Our franchisees have definitely embraced the new product. Introducing this product has allowed us to attract new, incremental customers. This product opens up the dining consideration set for consumers because people who do not eat meat now have a non-salad option. Groups and larger parties can now all comfortably dine without hesitation. People with restrictive diets or simply dietary preferences have another choice now—and options are exactly what consumers are demanding.
How do you educate customers? Or is the movement so advanced now you don’t really have to?
We educate our customers by educating our staff. Servers and bar tenders have the most guest interaction, so it is imperative that they have all tried the Beyond Burger product and can speak to its taste and quality during any table touch.
How will servers and store-level employees be trained to talk about the product and perhaps get that first order from a customer on the fence, especially given the product historically has such a high reorder rate?
Our team members all went through electronic training modules and in-store tasting sessions to familiarize themselves with this product. We also provide a variety of marketing assets and resources to all restaurants than help educate our team members about the product, and its many selling points. But, as I mentioned earlier, there is no substitution for actually tasting the product. It is exponentially easier for our team members to sell the product to a guest if they’ve already tasted the product.

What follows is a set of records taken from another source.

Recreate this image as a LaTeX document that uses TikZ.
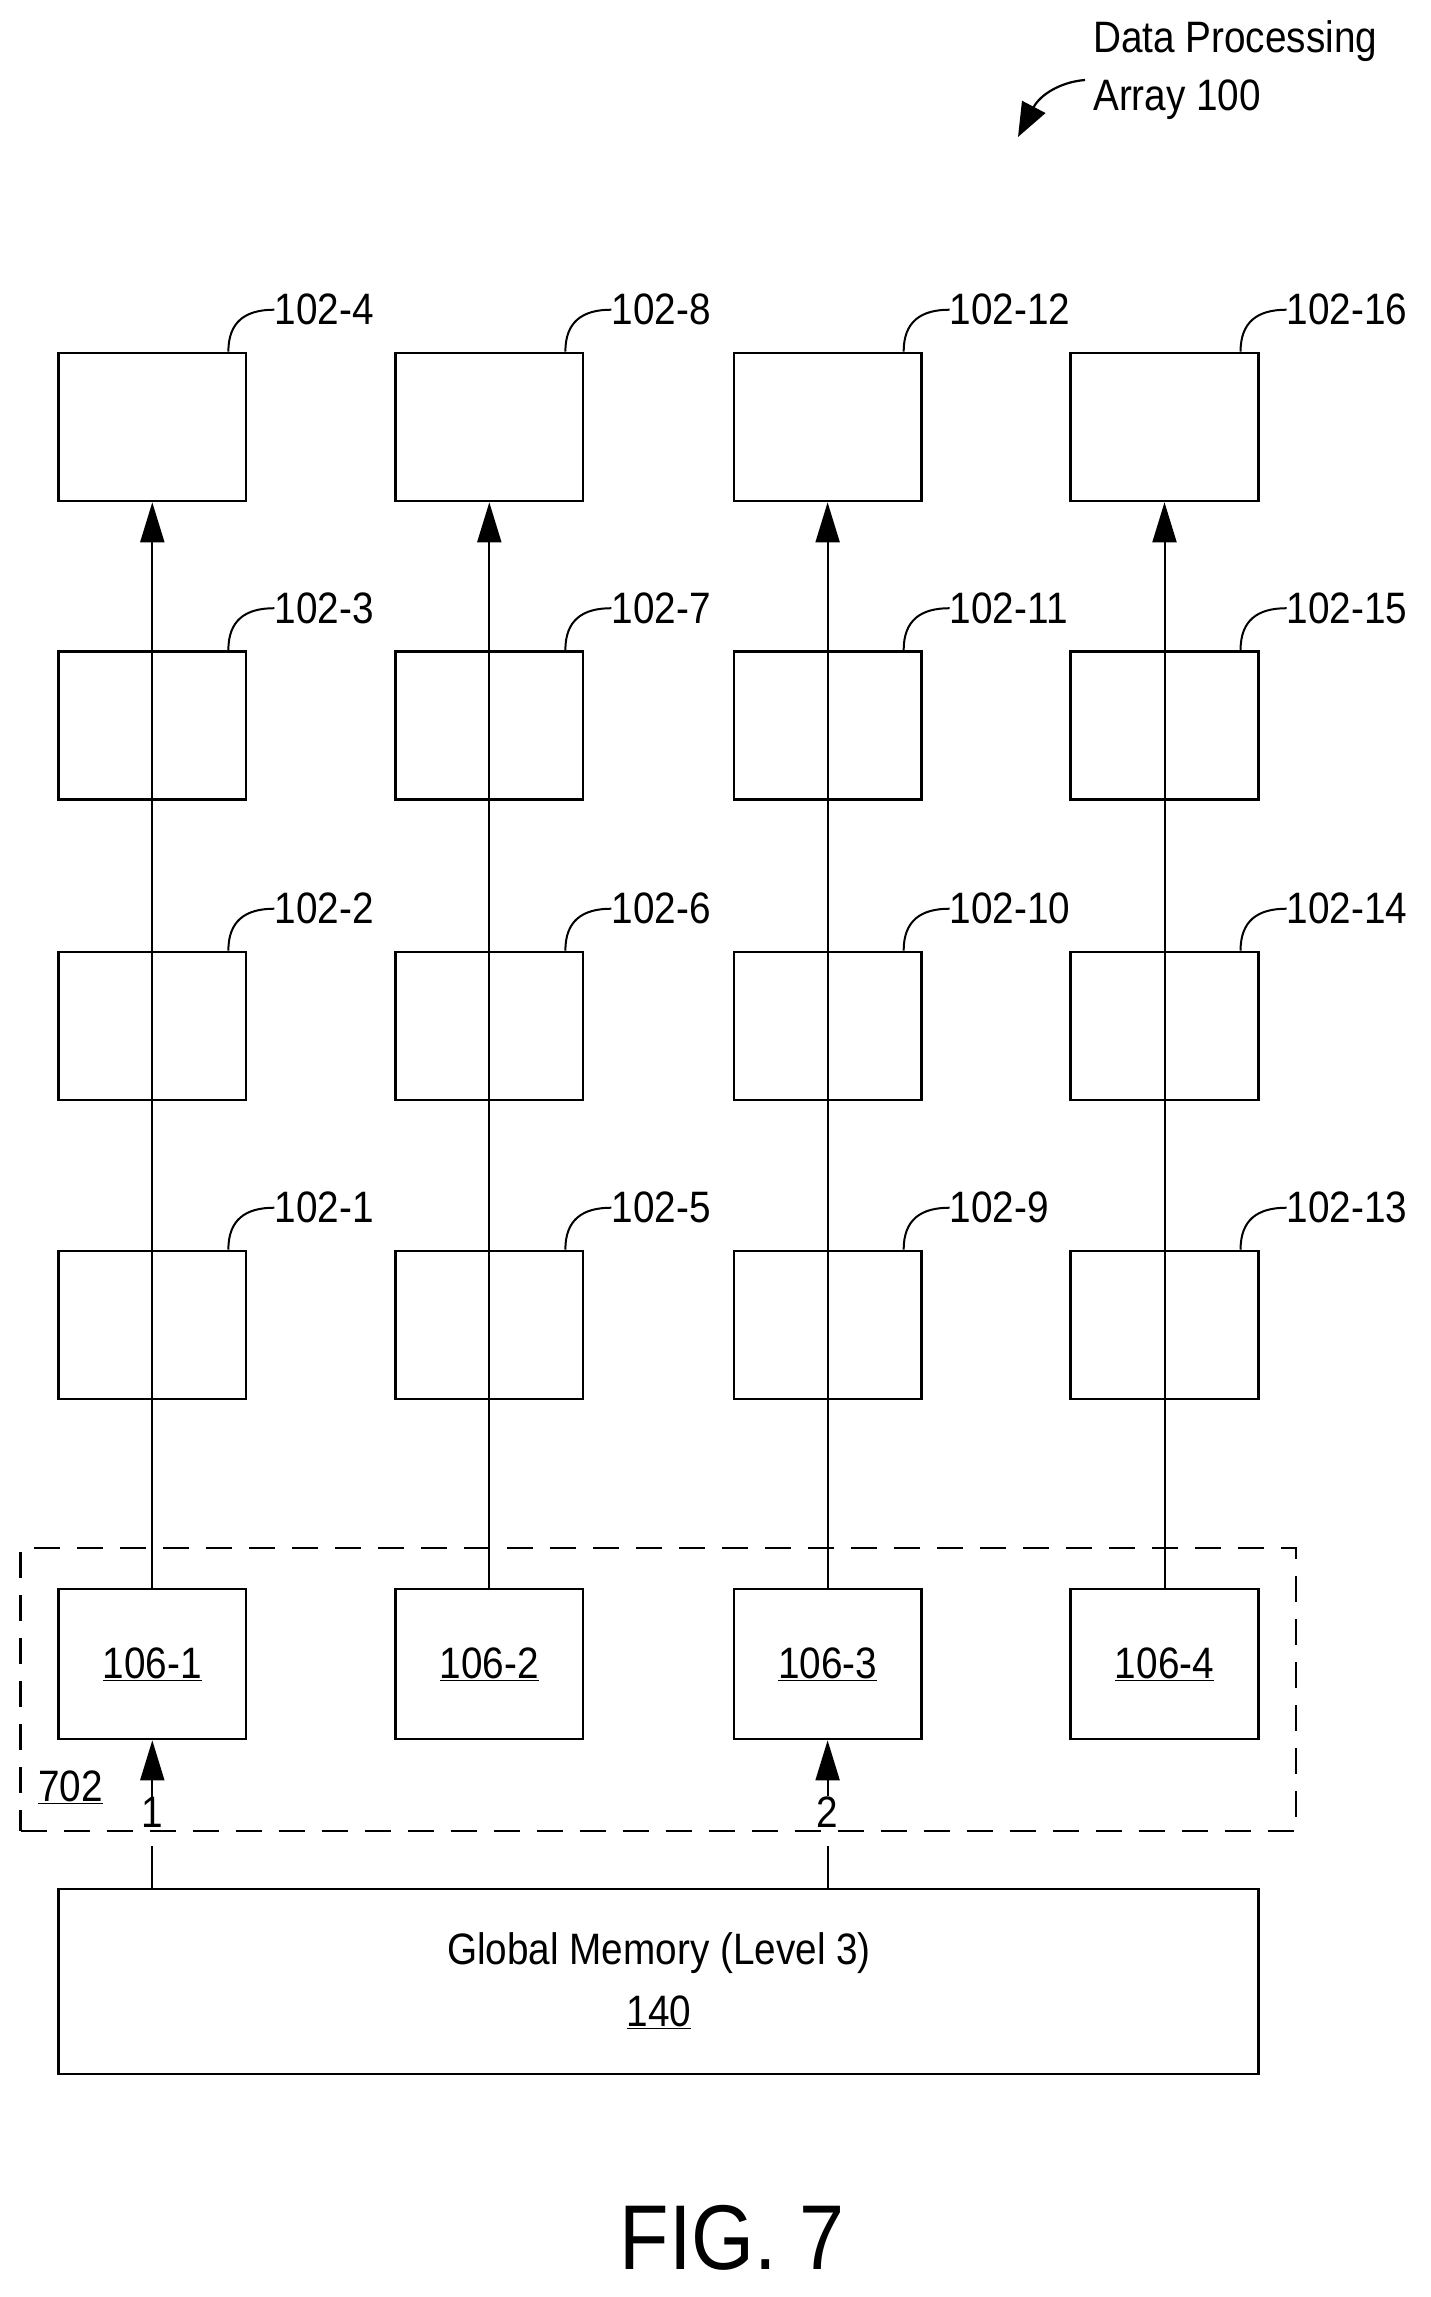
\documentclass[tikz,border=0pt]{standalone}
\usepackage{fontspec}
\setmainfont{Liberation Sans}[FakeStretch=0.88]
\usetikzlibrary{calc,arrows.meta}
\begin{document}
\begin{tikzpicture}[x=1pt,y=-1pt,
  box/.style={draw,line width=2.6pt,minimum width=187.5pt,minimum height=148pt,inner sep=0pt},
  lbl/.style={font=\fontsize{44}{50}\selectfont,anchor=west,inner sep=0pt},
  txt/.style={font=\fontsize{44}{50}\selectfont,inner sep=0pt},
  lead/.style={line width=2pt},
  conn/.style={line width=2pt,-{Triangle[length=40pt,width=24pt]}},
  plain/.style={line width=2pt}]
\useasboundingbox (0,0) rectangle (1431,2297);
% grid of 102 boxes
\foreach \c/\x in {0/152.3,1/489.3,2/827.6,3/1164.5}{
  \foreach \r/\y in {1/1325,2/1026,3/725.5,4/427}{
    \pgfmathtruncatemacro{\n}{\c*4+\r}
    \node[box] (p\n) at (\x,\y) {};
    \node[lbl] (l\n) at ($(p\n.north east)+(27,-42)$) {102-\n};
    \draw[lead] ($(p\n.north east)+(-19,0)$) .. controls ($(p\n.north east)+(-19,-30)$) and ($(p\n.north east)+(-2,-42)$) .. (l\n.west);
  }
}
% 106 boxes
\foreach \i/\x in {1/152.3,2/489.3,3/827.6,4/1164.5}{
  \node[box,minimum height=150pt,font=\fontsize{44}{50}\selectfont] (m\i) at (\x,1664) {\underline{106-\i}};
}
\draw[conn] (m1.north) -- (p4.south);
\draw[conn] (m2.north) -- (p8.south);
\draw[conn] (m3.north) -- (p12.south);
\draw[conn] (m4.north) -- (p16.south);
% dashed group
\node[draw,dash pattern=on 26pt off 17pt,line width=2.4pt,minimum width=1275.5pt,minimum height=283pt,inner sep=0pt] (g702) at (658.25,1689.5) {};
\node[txt,anchor=west] (t702) at (38,1787) {\underline{702}};
% global memory
\node[draw,line width=2.6pt,minimum width=1199.5pt,minimum height=185pt,inner sep=0pt] (gm) at (658.5,1981.5) {};
\node[txt] (gmt) at (659,1953) {Global Memory (Level 3)};
\node[txt] (gmn) at (659,2012) {\underline{140}};
% inputs 1, 2
\node[txt] (n1) at (152.3,1812) {1};
\node[txt] (n2) at (827.6,1812) {2};
\coordinate (c1) at (152.3,1846);
\coordinate (c2) at (827.6,1846);
\draw[plain] (gm.north -| c1) -- (c1);
\draw[plain] (gm.north -| c2) -- (c2);
\draw[conn] (n1.north) -- (m1.south);
\draw[conn] (n2.north) -- (m3.south);
% title
\node[txt,anchor=west] (tt1) at (1093,41) {Data Processing};
\node[txt,anchor=west] (tt2) at (1093,100) {Array 100};
\coordinate (arrtip) at (1018,137);
\draw[line width=2.2pt,-{Triangle[length=34pt,width=26pt]}] (1085,80) .. controls (1060,82) and (1040,95) .. (arrtip);
% caption
\node[font=\fontsize{92}{100}\selectfont,inner sep=0pt] (fig) at (732,2238) {FIG. 7};
\end{tikzpicture}
\end{document}
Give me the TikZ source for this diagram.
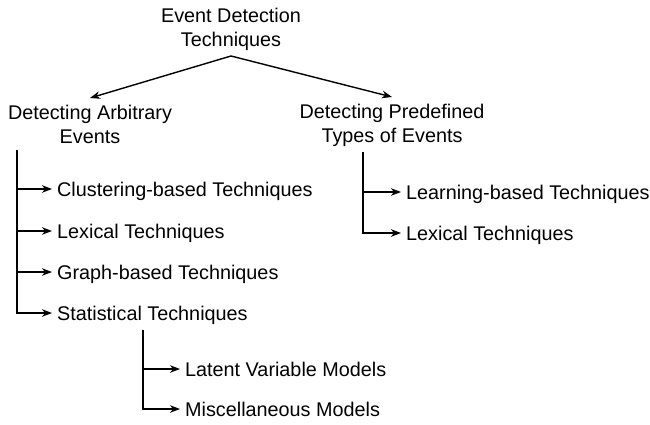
\documentclass[tikz,border=0pt]{standalone}
\usepackage{fontspec}
\setmainfont{Liberation Sans}
\usetikzlibrary{arrows.meta}
\begin{document}
\begin{tikzpicture}[x=1pt,y=-1pt,
  every node/.style={font=\fontsize{19.8}{24}\selectfont, inner sep=0pt},
  toplabel/.style={align=center},
  leaf/.style={anchor=west, inner xsep=5pt, text height=19pt, text depth=5pt},
  link/.style={line width=1.4pt, -{Stealth[length=10pt,width=7.5pt,inset=3pt]}},
  trunk/.style={line width=1.4pt}]
\useasboundingbox (0,0) rectangle (650,425);

% top of the hierarchy
\node[toplabel, anchor=south, inner ysep=5pt] (root) at (231,56) {Event Detection\\Techniques};
\node[toplabel, anchor=north, inner ysep=7pt] (arb) at (90,98) {Detecting Arbitrary\\Events};
\node[toplabel, anchor=north, inner ysep=7pt] (pre) at (392,97) {Detecting Predefined\\Types of Events};
\draw[link] (root.south) -- (arb.north);
\draw[link] (root.south) -- (pre.north);

% arbitrary events branch
\coordinate (tA) at (17,150);
\node[leaf] (clus) at (52,189) {Clustering-based Techniques};
\node[leaf] (lexA) at (52,231) {Lexical Techniques};
\node[leaf] (graph) at (52,272) {Graph-based Techniques};
\node[leaf] (stat) at (52,313) {Statistical Techniques};
\draw[link] (tA |- clus.west) -- (clus.west);
\draw[link] (tA |- lexA.west) -- (lexA.west);
\draw[link] (tA |- graph.west) -- (graph.west);
\draw[link] (tA) |- (stat.west);

% statistical techniques branch
\coordinate (tS) at (143,330);
\node[leaf] (lat) at (180,369) {Latent Variable Models};
\node[leaf] (misc) at (180,409) {Miscellaneous Models};
\draw[link] (tS |- lat.west) -- (lat.west);
\draw[link] (tS) |- (misc.west);

% predefined types branch
\coordinate (tP) at (363,152);
\node[leaf] (learn) at (401,192) {Learning-based Techniques};
\node[leaf] (lexP) at (401,233) {Lexical Techniques};
\draw[link] (tP |- learn.west) -- (learn.west);
\draw[link] (tP) |- (lexP.west);
\end{tikzpicture}
\end{document}
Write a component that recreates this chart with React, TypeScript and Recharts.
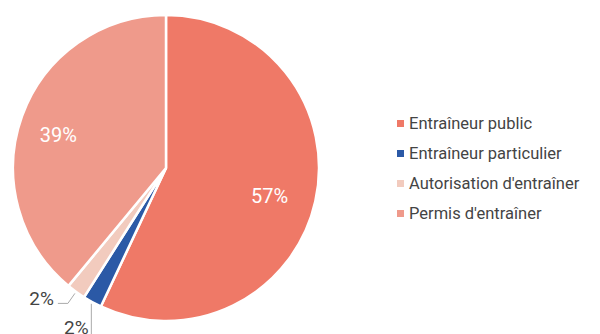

What do you believe the reaction will be? What are the sales expectations, broadly speaking?
So far, the reaction has been very positive. We are seeing a two-pronged sales impact. Many customers are actively dining with us because they know we have the product and they already have an affinity for it. And, at the same time, other customers who have never eaten a plant-based product like Beyond Burger are giving it a try and then repeatedly ordering it. This is not just an option for vegetarians and vegans. We are seeing many burger enthusiasts order this product because it’s just so darn good. In terms of sales volume, we are seeing a growing trend in the percentage of burgers ordered with the Beyond Meat product. We predict this number will only increase as more consumers become aware of the product and its availability as an alternative to traditional beef.
Just talk about some of Quaker Steak’s menu changes of late, how do you see the Beyond launch fitting into those customer satisfaction goals, and also the brand’s directive to keep costs low for operators?
As a brand, we are actively looking to expand through franchise sales. And, we know we can only accomplish that by showing potential franchisees that we have a devoted customer base that loves our menu, and a lucrative operational model. Throughout the past year-and-a-half we have meticulously assessed every facet of our business—menu mix, COGS, margin, labor analysis, overhead, operations, service and training, marketing strategy, etc. If anything is not providing value to our guests or providing value to our operators, it is eliminated. Beyond Meat has been an addition that satisfies both criteria.